According to a teardown, an NXP 47803 controller powers the NFC capability of Amazon's (NASDAQ:AMZN) new Fire phone. There is no indication of a secure element.

Corporate and other

Worries about manufacturing also seem to be eased. Revenues attributed to "corporate and other" are up 55% YoY. SSMC, NXP's joint venture with Taiwan Semiconductor (NYSE:TSM), has produced $48 million in operating income, $61 million EBITDA, and possesses cash of $451 million. Further, SSMC has paid a Q2 dividend of $130 million.

Select Financial Data

The company reports that $153 million in FCF represented an 11% FCF margin. Net CapEx is specified at $89 million. CFO Peter Kelly estimates CapEx at 5.8% of revenue, mostly in the backend fabs.

Long-term debt is higher: at $3.5 versus $3.3 billion in June 2013. The applicable target ratio the company has been using is a net debt / TTM adjusted EBITDA under two, and it is specified at 1.97x in Q2 (75% unsecured and locked in at 3.8%).

NXP's results and fiscal stability cause speculation about a potential acquisition. In the event of one, management indicates that it would want to be back at 2x debt / EBITDA within 3 to 5 quarters. There is unlikely to be purchase in the $5 to $6 billion range.

Another Positive Aspect Of The Stock

Some of the things that are likeable about this company lie beyond its financial data and metrics. There has already been some discussion of its diversified product lines. There also has been mention of capital allocation in consideration of any potential acquisitions.

Relevant commentary is included in a January 2014 article interviewing the salient short seller Jim Chanos - who seems to have gone colder than some of my Seeking Alpha peers.

Corporate CEOs, with their massive share-buyback programs are in effect investing in the stock market rather than in expanding business opportunities at their companies, said Mr. Chanos.

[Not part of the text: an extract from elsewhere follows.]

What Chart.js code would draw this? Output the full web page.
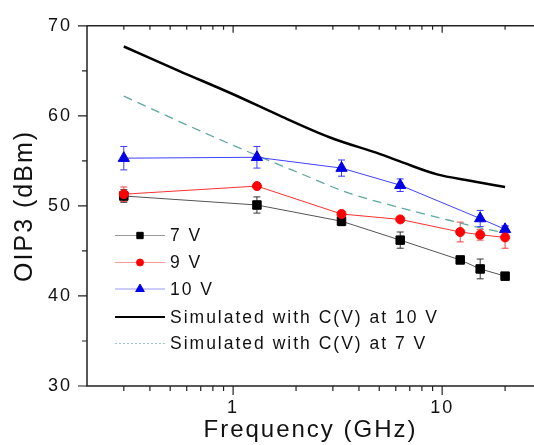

Obviously the talent behind the P&C segment's success is an asset that has expanded opportunities. NXP's operating margin is 24.8%, up .6% QoQ, and the transcript records Kelly saying that any additional revenue raising operating margin above a 26% target would give leverage on Operating Expenditures ("OpEx") and be reinvested in research and development.

Incidentally, in Q2, NXP repurchased 3.8 million shares for $223 million ($58.68 per share), nearly 12.5% cheaper than their current price. Though a quarterly average count is used, when dividing net income of $273 million by 254 million (250 + 3.8), instead of 250 million shares, reported EPS would have been $0.02 lower at $1.07. The consensus estimate is recorded at $1.05 anyhow, and operational matters have been terrific.

So far this year, $681 million has been spent retiring stock, and previous prices paid have been lower. Continuation of the buyback would be a positive. The diluted share count is guided to remain at 250 million.

Retaining and growing R&D would also be a boon.

Price Target

Thomson Reuters consensus 2015 analyst estimates have moved up from $5.04 to $5.30 yesterday and $5.36 today, but the projected five-year growth rate has been lowered from 34% to a less suspect 22.9%. A sustained 12 month 15x P/E multiple should be a conservative projection, and a substantial discount to the current 16.55x for the S&P 500; and 19.25x for the Nasdaq 100, which includes NXPI. Multiplying 15 x $5.36, $80.40 is reasonable within twelve months before December 2015.

Further, the fundamentals behind long-term growth remain enticing. A price target that is at least 20% higher is comfortably supported.

Final Comments

NXP Semiconductors is a highly profitable, well-diversified company with multiple future prospects in the automotive, mobile computing and banking industries. While reporting another strong quarter there is indication of some shifting, including perhaps a slower growing domestic credit card opportunity. Nevertheless, the same pieces should remain in place and resultant, material design wins are becoming known.

Disclosure: The author is long NXPI. The author wrote this article themselves, and it expresses their own opinions. The author is not receiving compensation for it (other than from Seeking Alpha). The author has no business relationship with any company whose stock is mentioned in this article.

Additional disclosure: A long position may be initiated in AAPL, F over the next 72 hours.